Tuesday, January 7, 2014

A Look to the Future

A while back, I realized that I needed to guide myself more when it came to my personal professional development efforts.
They're all attractive, which one(s) should I choose? *
I started exploring specific subjects in more depth rather than reading whatever interested me at any moment. Thanks to learning opportunities that came up, I chose to examine "vocabulary teaching" first. That included joining a book circle, reading other books on my own, and collaborating with other teachers and a researcher to teach vocabulary-focused lessons to one of my classes for 6 months.  The books:

Vocabulary Myths - Keith Folse (book circle)
Teaching Vocabulary to English Language Learners - Graves, August, Mancilla-Martinez (related to our project)
How to Teach Vocabulary - Thornbury (my choice)

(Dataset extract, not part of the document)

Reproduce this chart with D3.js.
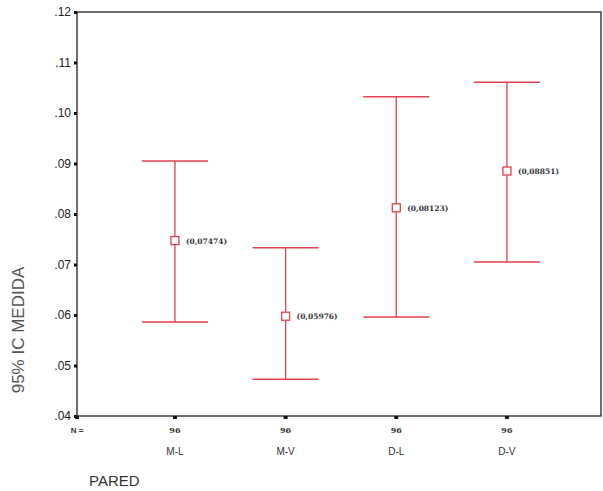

I'll just share a quick comment on each: Folse really did make me rethink my assumptions about teaching vocabulary.  It was a good book start with, as it kind of shook my mind open.  Graves focuses on teaching ELLs (kids in the US schools system) which is not directly relevant to me, but I especially liked the chapters on teaching word learning strategies and promoting word consciousness (both promote autonomous learning). Thornbury backs up almost every concept with concrete examples of how to apply it in the classroom and introduces corpora as a tool for teachers (and even learners).

A conclusion I came to about vocabulary teaching (especially from Thornbury) is that it's difficult, and maybe doesn't really makes sense, to teach vocabulary (or grammar, or "the facts") as separate entities.  That inspired me to put (or keep) these topics on my queue:

The Lexical Approach

While the vocabulary project was going on, I also had a chance to take a state-sponsored course on teaching EL-Civics.  That took 3 months, all told, and involved online course material, developing lesson plans, using them in class (my class that was not getting the vocab-intense lessons got the honor), reflecting on the lessons and sharing with other teachers.  The online material, funded by the US government, is available free to anyone who's interested.  Topics that arose from this are:

Content-Based Learning
Task-Based Learning
Curriculum Design

The first two are supposed to overlap with Dogme in a number of ways. They both also seems like naturals for EL-Civics, since the goals of the program are to improve English skills while becoming familiar with American civics topics and to learn how to connect with and contribute to the community.  I also want to examine more formally other ways to explore topics with learners than the standard PPP approach.

Grammaring is next!  I finished my first pass of  "Uncovering Grammar: How to Help Grammar Emerge" (Thornbury) over Thanksgiving and that was good preparation for "Teaching Language:  From Grammar to Grammaring" (Larsen-Freeman), which is now in progress.  Reading is not enough, of course.  I'll have to try things in class, refer back to both books, and reflect.  It will be a little different without other people (collaboration does impose a bit of discipline, ha ha!).  Let's see how it goes.